All of the Color Field artists were concerned with the classic problems of pictorial space and the flatness of the picture plane. In 1953, Louis and Noland visited Helen Frankenthaler's New York studio, where they saw and were greatly impressed by her stain paintings, especially Mountains and Sea. Upon their return to Washington, Louis and Noland together experimented with various techniques of paint application. Louis characteristically applied extremely diluted, thinned paint to an unprimed, unstretched canvas, allowing it to flow over the inclined surface in effects sometimes suggestive of translucent color veils. The importance of Frankenthaler's example in Louis's development of this technique has been noted. Louis reported that he thought of Frankenthaler as the bridge between Jackson Pollock and the possible. However, even more so than Frankenthaler, Louis eliminated the brush gesture, although his flat, thin pigment is at times modulated in billowing and subtle tones.
In 1954, Louis produced his mature Veil Paintings, which were characterized by overlapping, superimposed layers of transparent color poured onto and stained into sized or unsized canvas. The Veil Paintings consist of waves of brilliant, curving color-shapes submerged in translucent washes through which separate colors emerge principally at the edges. Although subdued, the resulting color is immensely rich. In another series, the artist used long parallel bands and stripes of pure color arranged side by side in rainbow effects. The painting Tet is a good example of his Veil Paintings.
The thinned acrylic paint was allowed to stain the canvas, making the pigment at one with the canvas as opposed to "on top". This conformed to Greenberg's conception of "Modernism" as it made the entire picture plane flat.

Late paintings

Louis destroyed many of his paintings between 1955 and 1957. He resumed work on the Veils in 1958–59. These were followed by Florals and Columns, Alephs, Unfurleds — in which rivulets of more opaque, intense color flow from both sides of large white fields of raw canvas — and finally the Stripe paintings. Between summer 1960 and January/February 1961, he created about 150 Unfurleds, generally on mural-size canvases.

Exhibitions

A memorial exhibition of Louis' work was held at the Solomon R. Guggenheim Museum in 1963. Major Louis exhibitions were also organized by the Museum of Fine Arts, Boston, in 1967 and the National Gallery of Art, Washington, D.C., in 1976. In 1986 there was an important retrospective exhibition of his works at the Museum of Modern Art in New York.
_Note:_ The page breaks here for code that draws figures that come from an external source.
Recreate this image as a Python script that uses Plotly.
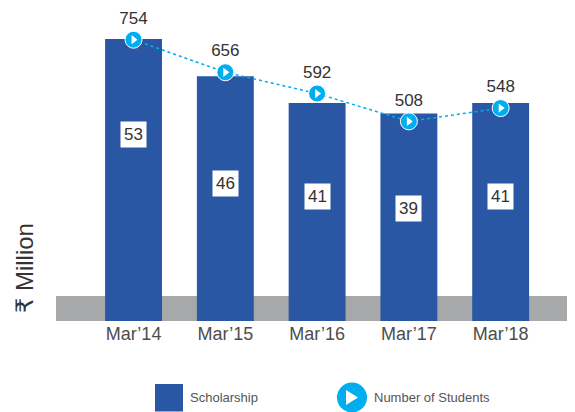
import plotly.graph_objects as go

categories = ["Mar’14", "Mar’15", "Mar’16", "Mar’17", "Mar’18"]
scholarship = [53, 46, 41, 39, 41]
students = [754, 656, 592, 508, 548]

# style: vertical placement of the boxed bar labels (fraction of bar height)
label_frac = [0.66, 0.56, 0.57, 0.54, 0.57]

BAR = "#2A57A4"
CYAN = "#00AEEF"
GRAY = "#A7A8AA"
TXT = "#333333"
FONT = "Arial, Liberation Sans, DejaVu Sans, sans-serif"

# the page places the figure 8px in from the top-left corner
OFF = 8
W, H = 575 - OFF, 412 - OFF
PL, PR, PT, PB = 56, 575, 8, 321          # plot area in page pixels
L, R, T, B = PL - OFF, 0, PT - OFF, (412 - PB)
pw, ph = PR - PL, PB - PT
SCALE = 5.32                               # px per scholarship unit

def px_x(p):
    return (p - PL) / pw

def px_y(p):
    return 1 - (p - PT) / ph

fig = go.Figure()
fig.add_trace(go.Bar(
    x=categories, y=scholarship, marker=dict(color=BAR, line=dict(width=0)),
    width=0.62, showlegend=False, hoverinfo="skip"))
fig.add_trace(go.Scatter(
    x=categories, y=students, yaxis="y2", mode="lines+markers+text",
    line=dict(color=CYAN, width=1.5, dash="dot"),
    marker=dict(symbol="circle", size=17, color=CYAN, line=dict(color="white", width=1)),
    text=[str(v) for v in students], textposition="top center",
    textfont=dict(size=17, color=TXT, family=FONT),
    cliponaxis=False, showlegend=False, hoverinfo="skip"))
fig.add_trace(go.Scatter(
    x=categories, y=students, yaxis="y2", mode="markers",
    marker=dict(symbol="triangle-right", size=8, color="white", line=dict(width=0)),
    cliponaxis=False, showlegend=False, hoverinfo="skip"))

annotations = []
for c, v, f in zip(categories, scholarship, label_frac):
    annotations.append(dict(
        x=c, y=v * f, xref="x", yref="y", text=str(v), showarrow=False,
        font=dict(size=17, color=TXT, family=FONT), bgcolor="white",
        borderpad=3))

annotations.append(dict(
    x=px_x(24), y=px_y(268), xref="paper", yref="paper", text="₹ Million",
    textangle=-90, showarrow=False, font=dict(size=24, color=TXT, family=FONT),
    xanchor="center", yanchor="middle"))
annotations.append(dict(
    x=px_x(188), y=px_y(397), xref="paper", yref="paper", text="Scholarship",
    showarrow=False, xanchor="left", yanchor="middle",
    font=dict(size=13, color="#555555", family=FONT)))
annotations.append(dict(
    x=px_x(372), y=px_y(397), xref="paper", yref="paper", text="Number of Students",
    showarrow=False, xanchor="left", yanchor="middle",
    font=dict(size=13, color="#555555", family=FONT)))

shapes = [
    dict(type="rect", xref="paper", yref="y", x0=0, x1=1, y0=0, y1=25 / SCALE,
         fillcolor=GRAY, line=dict(width=0), layer="below"),
    dict(type="rect", xref="paper", yref="paper", x0=px_x(155), x1=px_x(183),
         y0=px_y(411.5), y1=px_y(384), fillcolor=BAR, line=dict(width=0)),
    dict(type="circle", xref="paper", yref="paper", x0=px_x(337), x1=px_x(367),
         y0=px_y(412.5), y1=px_y(382.5), fillcolor=CYAN, line=dict(width=0)),
    dict(type="path", xref="paper", yref="paper",
         path=f"M {px_x(346)} {px_y(390)} L {px_x(358)} {px_y(397.5)} L {px_x(346)} {px_y(405)} Z",
         fillcolor="white", line=dict(width=0)),
]

y_top = ph / SCALE
y2_slope = 0.332
y2_lo = 611.6 - (PB - 87) / y2_slope
y2_hi = 611.6 + (87 - PT) / y2_slope

fig.update_layout(
    width=W, height=H, margin=dict(l=L, r=R, t=T, b=B),
    paper_bgcolor="white", plot_bgcolor="white",
    xaxis=dict(range=[-0.845, 4.81], showgrid=False, zeroline=False, showline=False,
               ticks="", tickfont=dict(size=18, color="#4d4d4d", family=FONT)),
    yaxis=dict(range=[0, y_top], visible=False),
    yaxis2=dict(range=[y2_lo, y2_hi], overlaying="y", visible=False),
    annotations=annotations, shapes=shapes, showlegend=False,
)

fig.write_html("out.html")
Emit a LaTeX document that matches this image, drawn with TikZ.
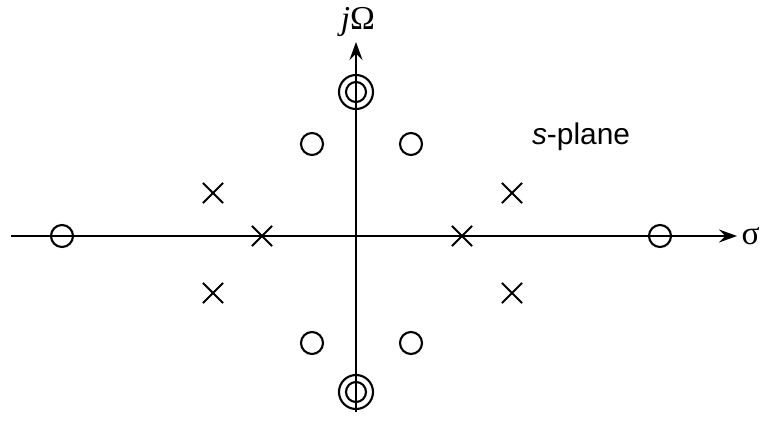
\documentclass[tikz,border=0pt]{standalone}
\usepackage{fontspec}
\setmainfont{Liberation Serif}
\newfontfamily\planefont{Liberation Sans}
\usepackage{tikz}
\usetikzlibrary{arrows.meta, shapes.misc}

\begin{document}
\begin{tikzpicture}[line width=1.2pt, font=\fontsize{19}{22}\selectfont,
    pole/.style={draw, cross out, minimum size=0.36cm, inner sep=0pt},
    zero/.style={draw, circle, minimum size=0.44cm, inner sep=0pt},
    zeroin/.style={draw, circle, minimum size=0.4cm, inner sep=0pt},
    zeroout/.style={draw, circle, minimum size=0.68cm, inner sep=0pt},
    axis/.style={-{Stealth[length=3.6mm, width=2.6mm, inset=1.3mm]}}]
    \useasboundingbox (-7.12,-3.74) rectangle (8.1,4.72);

    % axes
    \coordinate (xl) at (-6.9,0);
    \coordinate (xr) at (7.62,0);
    \coordinate (yb) at (0,-3.52);
    \coordinate (yt) at (0,3.88);
    \draw[axis] (xl) -- (xr);
    \draw[axis] (yb) -- (yt);
    \node[anchor=west, inner sep=2pt] (sigma) at (xr) {σ};
    \node[anchor=south, inner sep=2pt] (jomega) at (0.04,3.9) {\textit{j}Ω};
    \node[anchor=base, font=\planefont\fontsize{17}{20}\selectfont] (plane) at (4.5,1.82) {\textit{s}-plane};

    % poles
    \node[pole] (p1) at (-2.86,0.86) {};
    \node[pole] (p2) at (-2.86,-1.14) {};
    \node[pole] (p3) at (-1.88,0) {};
    \node[pole] (p4) at (2.12,0) {};
    \node[pole] (p5) at (3.12,0.86) {};
    \node[pole] (p6) at (3.12,-1.14) {};

    % zeros
    \node[zero] (z1) at (-5.88,0) {};
    \node[zero] (z2) at (6.08,0) {};
    \node[zero] (z3) at (-0.88,1.84) {};
    \node[zero] (z4) at (1.1,1.84) {};
    \node[zero] (z5) at (-0.88,-2.14) {};
    \node[zero] (z6) at (1.1,-2.14) {};

    % double zeros
    \node[zeroin] (zz1) at (0,2.88) {};
    \node[zeroout] (zz1o) at (zz1) {};
    \node[zeroin] (zz2) at (0,-3.12) {};
    \node[zeroout] (zz2o) at (zz2) {};
\end{tikzpicture}
\end{document}
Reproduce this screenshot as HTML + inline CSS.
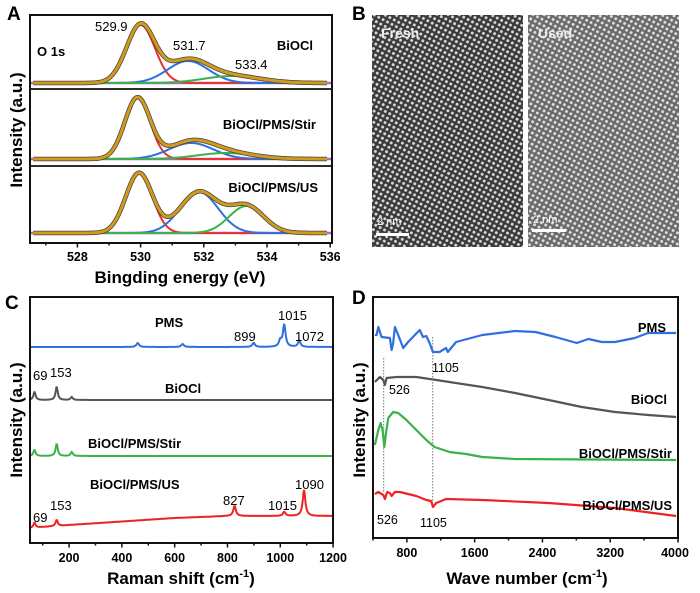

During 2007-2008 an important retrospective was held by museums in San Diego, at the Museum of Contemporary Art, in Atlanta at the High Museum, and in Washington, DC. at the Hirshhorn Museum and Sculpture Garden.

Art market

In 2015, a striped canvas by Louis, Number 36, from the collection of Lord Anthony and Lady Evelyn Jacobs sold for £1.5 million at Christie's London.

Personal life

He married Marcella Siegel in 1947.

Death

Morris Louis was diagnosed with lung cancer in 1962 and soon after died at his home in Washington, D.C. on September 7, 1962. The cause of his illness was attributed to prolonged exposure to paint vapours. The Estate of Morris Louis is represented exclusively by Diane Upright, a former professor of fine art at Harvard University.